- AIM
Select from the data all lines with the word "this".

(Data extracted from a collection)
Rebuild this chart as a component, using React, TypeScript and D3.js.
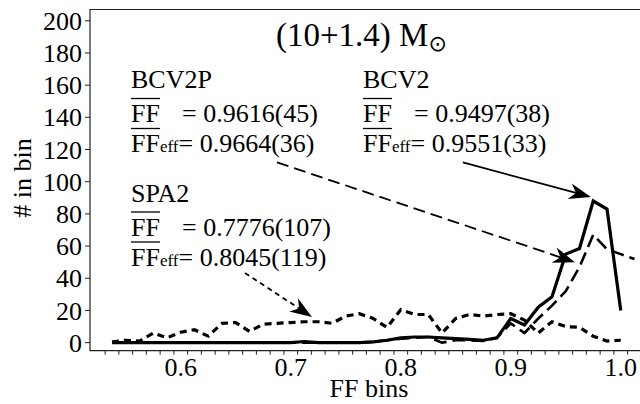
import React from 'react';
import * as d3 from 'd3';

// FF bin centres
const bins = [0.5375, 0.55, 0.5625, 0.575, 0.5875, 0.6, 0.6125, 0.625, 0.6375, 0.65,
  0.6625, 0.675, 0.6875, 0.7, 0.7125, 0.725, 0.7375, 0.75, 0.7625, 0.775,
  0.7875, 0.8, 0.8125, 0.825, 0.8375, 0.85, 0.8625, 0.875, 0.8875, 0.9,
  0.9125, 0.925, 0.9375, 0.95, 0.9625, 0.975, 0.9875, 1.0, 1.0125];

const bcv2 = [0, 0, 0, 0, 0, 0, 0, 0, 0, 0,
  0, 0, 0, 0, 0.7, 0, 0, 0, 0, 0.5,
  1.5, 3, 3.5, 3.5, 3, 2.5, 2, 1.5, 3, 15,
  11, 22, 28.5, 55, 58.5, 88, 83, 20, null];

const bcv2p = [0, 0, 0, 0, 0, 0, 0, 0, 0, 0,
  0, 0, 0, 0, 0, 0, 0, 0, 0, 0.5,
  1.5, 2.5, 3, 3.5, 0, 1.5, 1.5, 1, 3, 12,
  6, 15, 23, 32, 47, 67, 58, 55, 52];

const spa2 = [0.5, 1.5, 1, 6, 3, 6.5, 8, 4, 12, 12.5,
  7, 11.5, 12, 12.5, 13, 13, 12, 16.5, 18, 15,
  9.5, 20.5, 17.5, 17.5, 6, 15, 17.5, 16.5, 17.5, 18,
  14, 6, 13, 10, 9.5, 4, 1, 1.5, null];

const yTicks = [0, 20, 40, 60, 80, 100, 120, 140, 160, 180, 200];
const xTickLabels = [0.6, 0.7, 0.8, 0.9, 1.0];
const xTickText = ['0.6', '0.7', '0.8', '0.9', '1.0'];

// annotation arrows (data coordinates): [x1, y1, x2, y2]
const arrowBCV2 = [0.8565, 112, 0.9729, 90.5];
const arrowBCV2P = [0.6875, 112, 0.9584, 50];
const arrowSPA2 = [0.6584, 43.3, 0.7193, 16];

const FONT = '"Liberation Serif", "Times New Roman", serif';

function arrowPaths(x1: number, y1: number, x2: number, y2: number, L = 22, W = 16) {
  const dx = x2 - x1, dy = y2 - y1;
  const len = Math.hypot(dx, dy);
  const ux = dx / len, uy = dy / len;
  const nx = -uy, ny = ux;
  const bx = x2 - ux * L, by = y2 - uy * L;
  const nX = x2 - ux * L * 0.7, nY = y2 - uy * L * 0.7;
  const head = `M${x2},${y2}L${bx + nx * W / 2},${by + ny * W / 2}L${nX},${nY}L${bx - nx * W / 2},${by - ny * W / 2}Z`;
  const shaft = `M${x1},${y1}L${nX},${nY}`;
  return { head, shaft };
}

export default function App() {
  const x = d3.scaleLinear().domain([0.5175, 1.08]).range([90, 708.75]);
  const y = d3.scaleLinear().domain([-5, 207]).range([350.7, 9.5]);

  const mk = (vals: (number | null)[]) =>
    d3.line<number>()
      .defined((_, i) => vals[i] !== null)
      .x((_, i) => x(bins[i]))
      .y((_, i) => y(vals[i] as number))(bins as any) as string;

  const minor = d3.range(0.53125, 1.07, 0.0125);

  const arrow = (a: number[], dash: string | undefined) => {
    const p = arrowPaths(x(a[0]), y(a[1]), x(a[2]), y(a[3]));
    return (
      <g>
        <path d={p.shaft} fill="none" stroke="#000" strokeWidth={1.8} strokeDasharray={dash} />
        <path d={p.head} fill="#000" stroke="none" />
      </g>
    );
  };

  const block = (x0: number, b0: number, title: string, v1: string, v2: string) => (
    <g fontFamily={FONT} fontSize={26} fill="#000">
      <text x={x0} y={b0}>{title}</text>
      <text x={x0} y={b0 + 34}>FF</text>
      <line x1={x0} x2={x0 + 29} y1={b0 + 10.5} y2={b0 + 10.5} stroke="#000" strokeWidth={1.3} />
      <text x={x0 + 51} y={b0 + 34}>= {v1}</text>
      <text x={x0} y={b0 + 64}>FF<tspan fontSize={17}>eff</tspan>= {v2}</text>
      <line x1={x0} x2={x0 + 29} y1={b0 + 40.5} y2={b0 + 40.5} stroke="#000" strokeWidth={1.3} />
    </g>
  );

  return (
    <svg width={640} height={404} style={{ position: 'absolute', left: 0, top: 0, background: '#fff' }}>
      {/* frame */}
      <path d={`M${x.range()[1]},${y(207)}H90V${y(-5)}H${x.range()[1]}`} fill="none" stroke="#222" strokeWidth={1.2} />
      {/* y ticks */}
      {yTicks.map(t => (
        <g key={t}>
          <line x1={85} x2={90} y1={y(t)} y2={y(t)} stroke="#222" strokeWidth={1} />
          <text x={82} y={y(t)} dy="0.35em" textAnchor="end" fontFamily={FONT} fontSize={26}>{t}</text>
        </g>
      ))}
      {/* x minor ticks */}
      {minor.map((t, i) => (
        <line key={i} x1={x(t)} x2={x(t)} y1={y(-5)} y2={y(-5) + 4} stroke="#222" strokeWidth={1} />
      ))}
      {xTickLabels.map((t, i) => (
        <text key={t} x={x(t)} y={376} textAnchor="middle" fontFamily={FONT} fontSize={26}>{xTickText[i]}</text>
      ))}
      <text x={369} y={397} textAnchor="middle" fontFamily={FONT} fontSize={26}>FF bins</text>
      <text transform="translate(31,178) rotate(-90)" textAnchor="middle" fontFamily={FONT} fontSize={26}># in bin</text>

      {/* series */}
      <path d={mk(spa2)} fill="none" stroke="#000" strokeWidth={3.2} strokeDasharray="7,5" />
      <path d={mk(bcv2p)} fill="none" stroke="#000" strokeWidth={2.6} strokeDasharray="13,6" />
      <path d={mk(bcv2)} fill="none" stroke="#000" strokeWidth={3.2} strokeLinejoin="miter" />

      {/* title */}
      <text x={276} y={46} fontFamily={FONT} fontSize={33}>(10+1.4) M<tspan fontSize={22} dy={5} fontFamily='"DejaVu Sans", sans-serif'>⊙</tspan></text>

      {block(131, 88, 'BCV2P', '0.9616(45)', '0.9664(36)')}
      {block(363, 88, 'BCV2', '0.9497(38)', '0.9551(33)')}
      {block(131, 201.5, 'SPA2', '0.7776(107)', '0.8045(119)')}

      {arrow(arrowBCV2, undefined)}
      {arrow(arrowBCV2P, '12,6')}
      {arrow(arrowSPA2, '5,4')}
    </svg>
  );
}
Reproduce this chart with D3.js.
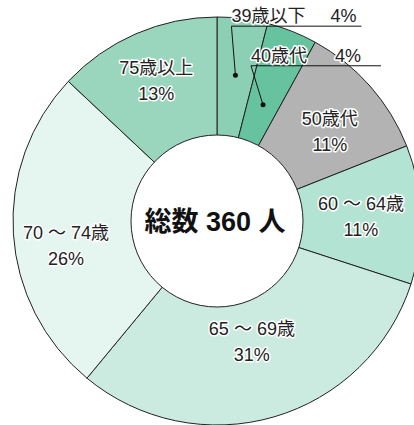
<!DOCTYPE html>
<html>
<head>
<meta charset="utf-8">
<script src="https://cdn.jsdelivr.net/npm/d3@7"></script>
<style>
  body { margin: 0; background: #fff; }
  svg text { font-family: "Liberation Sans", "Noto Sans CJK JP", sans-serif; }
</style>
</head>
<body>
<div class="donut-container"></div>
<script>
// chart data (percent of 360 people)
const categories = ['39歳以下', '40歳代', '50歳代', '60 ～ 64歳', '65 ～ 69歳', '70 ～ 74歳', '75歳以上'];
const percents = [4, 4, 11, 11, 31, 26, 13];
const totalLabel = '総数 360 人';

// styles / layout
const colors = ['#8bd0b4', '#66c29f', '#b3b3b3', '#b3e3d2', '#cbebe0', '#e5f5ef', '#9ad6be'];
const labelRadius = [147, 125, 144, 144, 125, 153, 153];
const labelTurn = [0, 0, 3, 0, 0, -5.5, 0]; // degrees
const callout = [true, true, false, false, false, false, false];
const calloutShift = [[-4, -49], [-12, -39]];
const calloutPctEnd = [125, 110];

const width = 414, height = 425;
const cx = 217, cy = 221;
const outerR = 204, innerR = 86;

const svg = d3.select('.donut-container')
  .append('svg')
  .attr('width', width)
  .attr('height', height);

const g = svg.append('g')
  .attr('transform', `translate(${cx}, ${cy})`);

const data = categories.map((c, i) => ({name: c, value: percents[i], i}));

const pie = d3.pie()
  .sort(null)
  .value(d => d.value);

const arcs = pie(data);

const arc = d3.arc()
  .innerRadius(0)
  .outerRadius(outerR);

// slices
g.selectAll('.slice')
  .data(arcs)
  .join('path')
  .attr('class', 'slice')
  .attr('d', arc)
  .attr('fill', d => colors[d.data.i])
  .attr('stroke', '#222')
  .attr('stroke-width', 1);

// center hole
g.append('circle')
  .attr('r', innerR)
  .attr('fill', '#fff')
  .attr('stroke', '#222')
  .attr('stroke-width', 1);

g.append('text')
  .attr('text-anchor', 'middle')
  .attr('x', -2)
  .attr('dy', '0.36em')
  .style('font-size', '27px')
  .style('font-weight', 'bold')
  .attr('fill', '#111')
  .text(totalLabel);

function polar(a, r) {
  return [Math.sin(a) * r, -Math.cos(a) * r];
}

// in-slice labels
arcs.filter(d => !callout[d.data.i]).forEach(d => {
  const mid = (d.startAngle + d.endAngle) / 2 + labelTurn[d.data.i] * Math.PI / 180;
  const [x, y] = polar(mid, labelRadius[d.data.i]);
  const t = g.append('text')
    .attr('text-anchor', 'middle')
    .attr('x', x)
    .attr('y', y)
    .style('font-size', '18px')
    .attr('fill', '#222')
    .attr('stroke', '#fff')
    .attr('stroke-width', 3)
    .attr('paint-order', 'stroke')
    .attr('stroke-linejoin', 'round');
  t.append('tspan').attr('x', x).attr('dy', '-0.35em').text(d.data.name);
  t.append('tspan').attr('x', x).attr('dy', '1.45em').text(d.data.value + '%');
});

// callout labels for small slices
arcs.filter(d => callout[d.data.i]).forEach((d, k) => {
  const mid = (d.startAngle + d.endAngle) / 2;
  const [x, y] = polar(mid, labelRadius[d.data.i]);
  const [sx, sy] = [x + calloutShift[k][0], y + calloutShift[k][1]];
  g.append('line')
    .attr('x1', x).attr('y1', y)
    .attr('x2', sx).attr('y2', sy)
    .attr('stroke', '#111');
  g.append('circle')
    .attr('cx', x).attr('cy', y)
    .attr('r', 2.5)
    .attr('fill', '#111');
  g.append('line')
    .attr('x1', sx).attr('y1', sy)
    .attr('x2', sx + 130).attr('y2', sy)
    .attr('stroke', '#111');
  const txt = g.append('g')
    .attr('fill', '#222')
    .attr('stroke', '#fff')
    .attr('stroke-width', 3)
    .attr('paint-order', 'stroke')
    .attr('stroke-linejoin', 'round')
    .style('font-size', '18px');
  txt.append('text')
    .attr('x', sx).attr('y', sy - 4)
    .text(d.data.name);
  txt.append('text')
    .attr('x', sx + calloutPctEnd[k]).attr('y', sy - 4)
    .attr('text-anchor', 'end')
    .text(d.data.value + '%');
});
</script>
</body>
</html>
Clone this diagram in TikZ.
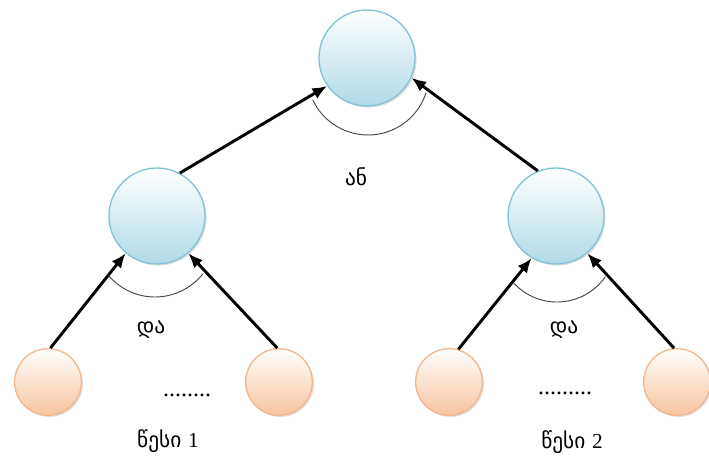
\documentclass[tikz,border=0pt]{standalone}
\usepackage{fontspec}
\setmainfont{Liberation Serif}
\newfontfamily\geo{DejaVu Sans}
\usetikzlibrary{arrows.meta,shadows}
\definecolor{blueedge}{RGB}{130,196,214}
\definecolor{bluefill}{RGB}{176,218,230}
\definecolor{peachedge}{RGB}{244,182,140}
\definecolor{peachfill}{RGB}{248,196,158}
\definecolor{arcgray}{RGB}{70,70,70}
\tikzset{
  bignode/.style={circle, minimum size=72pt, inner sep=0pt, line width=1pt,
    draw=blueedge, top color=white, bottom color=bluefill,
    drop shadow={shadow xshift=1.2pt, shadow yshift=-1.2pt, opacity=0.25}},
  leafnode/.style={circle, minimum size=50pt, inner sep=0pt, line width=1pt,
    draw=peachedge, top color=white, bottom color=peachfill,
    drop shadow={shadow xshift=1.2pt, shadow yshift=-1.2pt, opacity=0.25}},
  arrowline/.style={line width=2.2pt, -{Latex[length=11pt,width=9pt]}},
  andarc/.style={draw=arcgray, line width=0.7pt},
  lbl/.style={font=\geo\fontsize{16}{18}\selectfont, inner sep=0pt},
  dots/.style={font=\fontsize{18}{20}\selectfont, inner sep=0pt}
}
\begin{document}
\begin{tikzpicture}[x=0.75pt,y=-0.75pt]
\useasboundingbox (0,0) rectangle (709,461);
% nodes
\node[bignode] (t) at (367,58) {};
\node[bignode] (m1) at (157,216) {};
\node[bignode] (m2) at (556,216) {};
\node[leafnode] (b1) at (48,382) {};
\node[leafnode] (b2) at (279,382) {};
\node[leafnode] (b3) at (449,382) {};
\node[leafnode] (b4) at (677,382) {};
% arrows
\draw[arrowline] (b1.86) -- (m1.230);
\draw[arrowline] (b2.93) -- (m1.310);
\draw[arrowline] (b3.74) -- (m2.240);
\draw[arrowline] (b4.95) -- (m2.310);
\draw[arrowline] (m1.62) -- (t.215);
\draw[arrowline] (m2.112) -- (t.336);
% and/or arcs
\draw[andarc] (368,74) ++(155:61) arc[start angle=155, end angle=18, radius=61];
\draw[andarc] (155,236) ++(139:61) arc[start angle=139, end angle=38, radius=61];
\draw[andarc] (557,243) ++(137:59) arc[start angle=137, end angle=35, radius=59];
% labels
\node[lbl] (or) at (356,177) {ან};
\node[lbl] (and1) at (151,330) {და};
\node[lbl] (and2) at (564,330) {და};
\node[dots] (d1) at (187,395) {........};
\node[dots] (d2) at (565,393) {.........};
\node[lbl] (r1) at (168,441) {წესი {\rmfamily 1}};
\node[lbl] (r2) at (572,442) {წესი {\rmfamily 2}};
\end{tikzpicture}
\end{document}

- ANSWER BELOW
Rebuild this chart as a component, using React, TypeScript and D3.js.
Reproduce this chart with D3.js.
Clone this diagram in TikZ.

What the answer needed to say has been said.